Sidiq has been working on the river for 12 years now. Every week or two, as he hoists a shovel full of sand from the riverbed, he finds himself staring at a skull, a broken skeleton, or a shattered femur. “Most of the dead were young men. You could see their shiny teeth; you could tell from the skull, he was very, very young. One day I found a young man…. He had been badly tortured. Both his hands and feet had been chopped off,” says Sidiq as he sits beneath the majestic maple trees lining the riverbank.
A fellow sand-digger in his early 40s, Naseer Ahmed, found a skull in March. “It was a small skull. It would have been a 16- or 17-year-old boy. The other day, it was a thigh with flesh still on it,” Ahmed said. “It is a haunted river.”
The grim story starts more than two decades ago, in 1989, when a separatist insurgency blossomed in Kashmir. India had gradually eroded any sense of Muslim-majority Kashmir’s autonomy, rigging elections and arresting and torturing opposition political activists. Gun battles between the separatist guerrillas and the Indian troops were routine; land mines and hand grenades exploded every other day in crowded markets, on empty roads. Fear dominated the streets and nobody stepped out after dusk. By 1996, according to conservative official estimates, around 15,000 had been killed — a number that has since risen to 70,000. India’s military, paramilitary, and police forces deployed in massive numbers to pacify the rebellious province, and tens of thousands of Kashmiri civilians were taken into custody. Thousands never returned. Human Rights Watch, Amnesty International, and several Indian rights groups have repeatedly urged the Indian government to investigate the disappearances in Kashmir, but the government and the Army consistently argued that the missing weren’t dead: They had crossed over to Pakistan to train as militants.
Stories of arrests, torture, killings, and secret burials were rife in Kashmir throughout the 1990s. Akhter Mohiuddin, a much-respected Kashmiri short-story writer, dedicated a collection of stories to “young men who were murdered at unknown places,” and celebrated Kashmiri-American poet Agha Shahid Ali, who taught at New York University and the University of Massachusetts, Amherst, wrote in his 1997 collection, The Country Without a Post Office, “And the night’s sun there in Srinagar? Guns shoot stars into the sky, the storm of constellations night after night, the infinite that rages on…. Srinagar was under curfew. The identity pass may or may not have helped in the crackdown. Son after son — never to return from the night of torture — was taken away.”
The Association of Parents of Disappeared Persons, a Srinagar-based advocacy group, is led by 55-year-old former homemaker Parveena Ahanger, whose 17-year-old, speech-impaired son, Javed Ahanger, disappeared in January 1990 after a raid by the Indian Army. The NGO puts the number of enforced disappearances in Kashmir’s long, brutal war at around 8,000 men and boys. They are largely believed to have been killed, their bodies weighted and dumped into the river or buried in unknown, unmarked mass graves. “My son was taken from my home by the military. The government is responsible for him. I don’t know where they kept him, whether he is still alive. I want to know where he is,” Ahanger told me.
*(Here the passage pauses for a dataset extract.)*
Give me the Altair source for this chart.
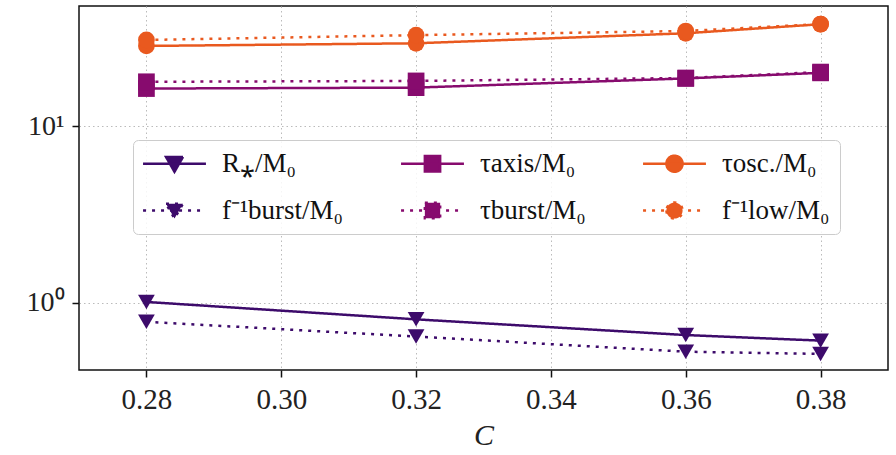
import altair as alt
import pandas as pd

# ---- data ----
C_values = [0.28, 0.32, 0.36, 0.38]

R_star = [1.01, 0.805, 0.656, 0.61]
f_burst_inv = [0.78, 0.643, 0.528, 0.513]
tau_axis = [16.3, 16.5, 18.6, 20.0]
tau_burst = [17.8, 18.0, 18.7, 20.2]
tau_osc = [28.4, 29.4, 33.5, 37.7]
f_low_inv = [30.7, 32.7, 34.5, 37.8]

series_names = ["R⁎/M₀", "τaxis/M₀", "τosc./M₀", "f⁻¹burst/M₀", "τburst/M₀", "f⁻¹low/M₀"]
series_values = [R_star, tau_axis, tau_osc, f_burst_inv, tau_burst, f_low_inv]
series_colors = ["#3d0b6b", "#870b6e", "#e9591f", "#3d0b6b", "#870b6e", "#e9591f"]
series_dash = [[1, 0], [1, 0], [1, 0], [3, 6], [3, 6], [3, 6]]
series_marker = ["triangle-down", "square", "circle", "triangle-down", "square", "circle"]

y_major = [1, 10]
x_ticks = [0.28, 0.30, 0.32, 0.34, 0.36, 0.38]

rows = []
for name, vals, mk in zip(series_names, series_values, series_marker):
    for c, v in zip(C_values, vals):
        rows.append({"C": c, "value": v, "series": name, "marker": mk})
df = pd.DataFrame(rows)

FONT = "Liberation Serif"
TICK = "#111111"

# legend symbol paths: short line with the marker in the middle
legend_paths = {
    "triangle-down": "M-3.7,0H3.7M-1,-0.8L1,-0.8L0,0.95Z",
    "square": "M-3.7,0H3.7M-0.9,-0.9H0.9V0.9H-0.9Z",
    "circle": "M-3.7,0H3.7M-0.95,0A0.95,0.95,0,1,0,0.95,0A0.95,0.95,0,1,0,-0.95,0Z",
}
legend_shapes = [legend_paths[m] for m in series_marker]

legend = alt.Legend(
    title=None,
    orient="none",
    legendX=54,
    legendY=134,
    columns=3,
    direction="horizontal",
    labelFont=FONT,
    labelFontSize=27,
    labelColor="#111",
    symbolSize=289,
    symbolStrokeWidth=2.5,
    symbolOpacity=1,
    symbolOffset=18,
    labelOffset=34,
    columnPadding=52,
    rowPadding=19,
    padding=10,
    gridAlign="each",
    strokeColor="#cccccc",
    fillColor="rgba(255,255,255,0.85)",
    cornerRadius=5,
    labelLimit=300,
)

x_scale = alt.Scale(domain=[0.27, 0.39], nice=False, zero=False)
x_enc = alt.X(
    "C:Q",
    scale=x_scale,
    axis=alt.Axis(
        values=x_ticks,
        format=".2f",
        title="C",
        titleFont=FONT,
        titleFontStyle="italic",
        titleFontWeight="normal",
        titleFontSize=30,
        titleColor="#222",
        titlePadding=6,
        labelFont=FONT,
        labelFontSize=29,
        labelColor="#222",
        labelPadding=8,
        ticks=True,
        tickSize=7,
        tickWidth=1.5,
        tickColor=TICK,
        domain=False,
        grid=True,
        gridColor="#bbbbbb",
        gridDash=[1.5, 3],
        gridWidth=1,
    ),
)

y_scale = alt.Scale(type="log", domain=[0.416, 47.8], nice=False)

y_major_axis = alt.Axis(
    values=y_major,
    labelExpr="datum.value == 1 ? '10⁰' : '10¹'",
    title=None,
    orient="left",
    labelFont=FONT,
    labelFontSize=28,
    labelColor="#222",
    labelPadding=8,
    ticks=True,
    tickSize=7,
    tickWidth=1.5,
    tickColor=TICK,
    domain=False,
    grid=True,
    gridColor="#bbbbbb",
    gridDash=[1.5, 3],
    gridWidth=1,
)

color_enc = alt.Color(
    "series:N", scale=alt.Scale(domain=series_names, range=series_colors), legend=legend
)

lines = alt.Chart(df).mark_line(strokeWidth=2.5, strokeCap="butt").encode(
    x=x_enc,
    y=alt.Y("value:Q", scale=y_scale, axis=y_major_axis),
    color=color_enc,
    strokeDash=alt.StrokeDash(
        "series:N",
        scale=alt.Scale(domain=series_names, range=series_dash),
        legend=legend,
    ),
)

point_layers = []
for mk in ["triangle-down", "square", "circle"]:
    point_layers.append(
        alt.Chart(df)
        .transform_filter(alt.datum.marker == mk)
        .mark_point(filled=True, size=280, opacity=1, shape=mk)
        .encode(
            x=x_enc,
            y=alt.Y("value:Q", scale=y_scale, axis=None),
            color=color_enc,
        )
    )

# layer without drawn marks that supplies the legend symbol shapes
legend_layer = (
    alt.Chart(df)
    .transform_filter(alt.datum.value < 0)
    .mark_point(filled=True, size=289, opacity=1)
    .encode(
        x=x_enc,
        y=alt.Y("value:Q", scale=y_scale, axis=None),
        color=color_enc,
        shape=alt.Shape(
            "series:N",
            scale=alt.Scale(domain=series_names, range=legend_shapes),
            legend=legend,
        ),
    )
)

chart = (
    alt.layer(lines, *point_layers, legend_layer)
    .resolve_axis(y="independent")
    .properties(
        width=809,
        height=364,
        autosize=alt.AutoSizeParams(type="none"),
        padding={"left": 79, "top": 6, "right": 8, "bottom": 85},
        background="white",
    )
    .configure_view(stroke="#111", strokeWidth=1.5)
)

chart.save("out.html", embed_options={"renderer": "svg", "actions": False})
In December 2009, the common knowledge that thousands were killed and buried in unknown places turned out to be true. The International People’s Tribunal on Human Rights and Justice in Indian-Administered Kashmir (IPTK), a group of human rights activists led by a local rights group, published a report called “Buried Evidence” that established and conclusively documented the presence of 2,700 unmarked graves of unidentified people in three northern districts of the Kashmir Valley, close to the Line of Control. By 2009, the insurgency was almost over, and access to the heavily militarized border districts became relatively easier. Activists from the group had spent a few weeks in the border areas helping victims of the late-2005 Kashmir earthquake. “It was then that villagers began telling us about the unmarked and mass graves,” says Khurram Parvez, an activist with Jammu and Kashmir Coalition of Civil Society, the main group within IPTK.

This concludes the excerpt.